***** Collected material

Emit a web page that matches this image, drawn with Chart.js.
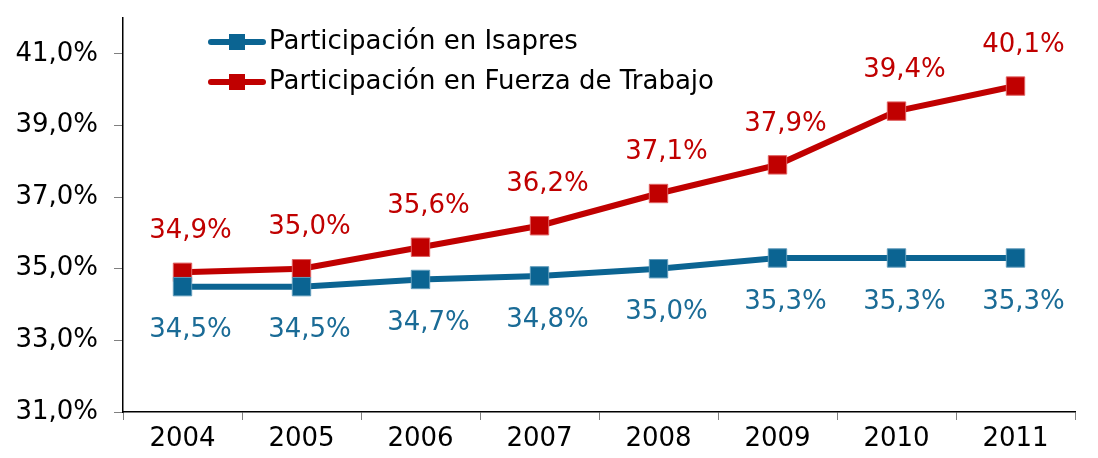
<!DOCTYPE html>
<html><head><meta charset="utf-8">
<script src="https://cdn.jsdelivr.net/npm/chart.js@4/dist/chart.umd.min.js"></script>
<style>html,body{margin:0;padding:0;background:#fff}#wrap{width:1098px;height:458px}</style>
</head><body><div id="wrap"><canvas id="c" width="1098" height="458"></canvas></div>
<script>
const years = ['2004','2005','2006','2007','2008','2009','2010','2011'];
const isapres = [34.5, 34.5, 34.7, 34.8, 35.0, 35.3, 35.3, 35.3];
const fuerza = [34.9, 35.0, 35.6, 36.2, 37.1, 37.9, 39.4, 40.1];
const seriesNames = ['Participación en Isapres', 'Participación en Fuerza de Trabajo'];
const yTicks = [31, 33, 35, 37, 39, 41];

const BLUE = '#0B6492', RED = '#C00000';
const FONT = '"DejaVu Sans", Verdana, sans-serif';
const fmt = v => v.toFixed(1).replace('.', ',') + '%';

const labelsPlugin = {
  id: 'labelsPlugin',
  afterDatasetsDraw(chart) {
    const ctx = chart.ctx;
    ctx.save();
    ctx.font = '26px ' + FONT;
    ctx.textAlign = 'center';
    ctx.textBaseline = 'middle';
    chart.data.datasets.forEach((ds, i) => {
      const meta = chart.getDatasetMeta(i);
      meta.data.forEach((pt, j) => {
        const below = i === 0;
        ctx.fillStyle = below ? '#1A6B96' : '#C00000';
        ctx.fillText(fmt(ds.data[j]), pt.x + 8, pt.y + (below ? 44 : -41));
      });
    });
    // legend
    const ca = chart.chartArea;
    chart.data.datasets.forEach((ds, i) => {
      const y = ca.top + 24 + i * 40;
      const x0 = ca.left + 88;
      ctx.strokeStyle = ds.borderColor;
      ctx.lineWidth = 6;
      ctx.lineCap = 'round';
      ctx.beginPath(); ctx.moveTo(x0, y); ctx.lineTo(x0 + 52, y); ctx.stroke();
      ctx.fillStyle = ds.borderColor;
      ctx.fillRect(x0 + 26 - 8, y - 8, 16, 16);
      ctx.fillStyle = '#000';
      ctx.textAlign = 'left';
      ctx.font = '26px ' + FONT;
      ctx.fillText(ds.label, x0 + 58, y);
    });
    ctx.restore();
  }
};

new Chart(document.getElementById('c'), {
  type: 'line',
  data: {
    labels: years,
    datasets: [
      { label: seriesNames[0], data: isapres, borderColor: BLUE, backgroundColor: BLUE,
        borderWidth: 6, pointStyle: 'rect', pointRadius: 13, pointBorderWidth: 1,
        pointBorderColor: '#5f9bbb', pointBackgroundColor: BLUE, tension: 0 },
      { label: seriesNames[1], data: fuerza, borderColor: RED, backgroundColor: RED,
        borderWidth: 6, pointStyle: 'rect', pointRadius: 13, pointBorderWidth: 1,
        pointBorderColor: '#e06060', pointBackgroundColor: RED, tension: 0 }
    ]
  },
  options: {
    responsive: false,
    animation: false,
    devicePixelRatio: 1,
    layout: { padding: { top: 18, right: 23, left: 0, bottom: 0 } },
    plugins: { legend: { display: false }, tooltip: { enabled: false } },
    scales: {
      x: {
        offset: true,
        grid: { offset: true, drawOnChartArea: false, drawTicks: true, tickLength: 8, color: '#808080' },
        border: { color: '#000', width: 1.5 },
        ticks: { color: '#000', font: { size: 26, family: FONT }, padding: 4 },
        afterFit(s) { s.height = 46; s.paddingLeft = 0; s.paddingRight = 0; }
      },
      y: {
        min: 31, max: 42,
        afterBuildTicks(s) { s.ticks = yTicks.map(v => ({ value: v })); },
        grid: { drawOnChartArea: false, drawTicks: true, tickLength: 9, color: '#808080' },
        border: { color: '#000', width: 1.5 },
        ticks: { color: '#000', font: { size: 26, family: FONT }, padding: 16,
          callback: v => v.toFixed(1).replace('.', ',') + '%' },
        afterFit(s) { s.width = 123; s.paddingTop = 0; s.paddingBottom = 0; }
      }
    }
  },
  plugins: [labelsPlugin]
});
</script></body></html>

**********

◆ **What is needed**:
Exclude the images, then output the data above word for word.

◆ **Exercise response**:
Emit a web page that matches this image, drawn with Chart.js.
<!DOCTYPE html>
<html><head><meta charset="utf-8">
<script src="https://cdn.jsdelivr.net/npm/chart.js@4/dist/chart.umd.min.js"></script>
<style>html,body{margin:0;padding:0;background:#fff}#wrap{width:1098px;height:458px}</style>
</head><body><div id="wrap"><canvas id="c" width="1098" height="458"></canvas></div>
<script>
const years = ['2004','2005','2006','2007','2008','2009','2010','2011'];
const isapres = [34.5, 34.5, 34.7, 34.8, 35.0, 35.3, 35.3, 35.3];
const fuerza = [34.9, 35.0, 35.6, 36.2, 37.1, 37.9, 39.4, 40.1];
const seriesNames = ['Participación en Isapres', 'Participación en Fuerza de Trabajo'];
const yTicks = [31, 33, 35, 37, 39, 41];

const BLUE = '#0B6492', RED = '#C00000';
const FONT = '"DejaVu Sans", Verdana, sans-serif';
const fmt = v => v.toFixed(1).replace('.', ',') + '%';

const labelsPlugin = {
  id: 'labelsPlugin',
  afterDatasetsDraw(chart) {
    const ctx = chart.ctx;
    ctx.save();
    ctx.font = '26px ' + FONT;
    ctx.textAlign = 'center';
    ctx.textBaseline = 'middle';
    chart.data.datasets.forEach((ds, i) => {
      const meta = chart.getDatasetMeta(i);
      meta.data.forEach((pt, j) => {
        const below = i === 0;
        ctx.fillStyle = below ? '#1A6B96' : '#C00000';
        ctx.fillText(fmt(ds.data[j]), pt.x + 8, pt.y + (below ? 44 : -41));
      });
    });
    // legend
    const ca = chart.chartArea;
    chart.data.datasets.forEach((ds, i) => {
      const y = ca.top + 24 + i * 40;
      const x0 = ca.left + 88;
      ctx.strokeStyle = ds.borderColor;
      ctx.lineWidth = 6;
      ctx.lineCap = 'round';
      ctx.beginPath(); ctx.moveTo(x0, y); ctx.lineTo(x0 + 52, y); ctx.stroke();
      ctx.fillStyle = ds.borderColor;
      ctx.fillRect(x0 + 26 - 8, y - 8, 16, 16);
      ctx.fillStyle = '#000';
      ctx.textAlign = 'left';
      ctx.font = '26px ' + FONT;
      ctx.fillText(ds.label, x0 + 58, y);
    });
    ctx.restore();
  }
};

new Chart(document.getElementById('c'), {
  type: 'line',
  data: {
    labels: years,
    datasets: [
      { label: seriesNames[0], data: isapres, borderColor: BLUE, backgroundColor: BLUE,
        borderWidth: 6, pointStyle: 'rect', pointRadius: 13, pointBorderWidth: 1,
        pointBorderColor: '#5f9bbb', pointBackgroundColor: BLUE, tension: 0 },
      { label: seriesNames[1], data: fuerza, borderColor: RED, backgroundColor: RED,
        borderWidth: 6, pointStyle: 'rect', pointRadius: 13, pointBorderWidth: 1,
        pointBorderColor: '#e06060', pointBackgroundColor: RED, tension: 0 }
    ]
  },
  options: {
    responsive: false,
    animation: false,
    devicePixelRatio: 1,
    layout: { padding: { top: 18, right: 23, left: 0, bottom: 0 } },
    plugins: { legend: { display: false }, tooltip: { enabled: false } },
    scales: {
      x: {
        offset: true,
        grid: { offset: true, drawOnChartArea: false, drawTicks: true, tickLength: 8, color: '#808080' },
        border: { color: '#000', width: 1.5 },
        ticks: { color: '#000', font: { size: 26, family: FONT }, padding: 4 },
        afterFit(s) { s.height = 46; s.paddingLeft = 0; s.paddingRight = 0; }
      },
      y: {
        min: 31, max: 42,
        afterBuildTicks(s) { s.ticks = yTicks.map(v => ({ value: v })); },
        grid: { drawOnChartArea: false, drawTicks: true, tickLength: 9, color: '#808080' },
        border: { color: '#000', width: 1.5 },
        ticks: { color: '#000', font: { size: 26, family: FONT }, padding: 16,
          callback: v => v.toFixed(1).replace('.', ',') + '%' },
        afterFit(s) { s.width = 123; s.paddingTop = 0; s.paddingBottom = 0; }
      }
    }
  },
  plugins: [labelsPlugin]
});
</script></body></html>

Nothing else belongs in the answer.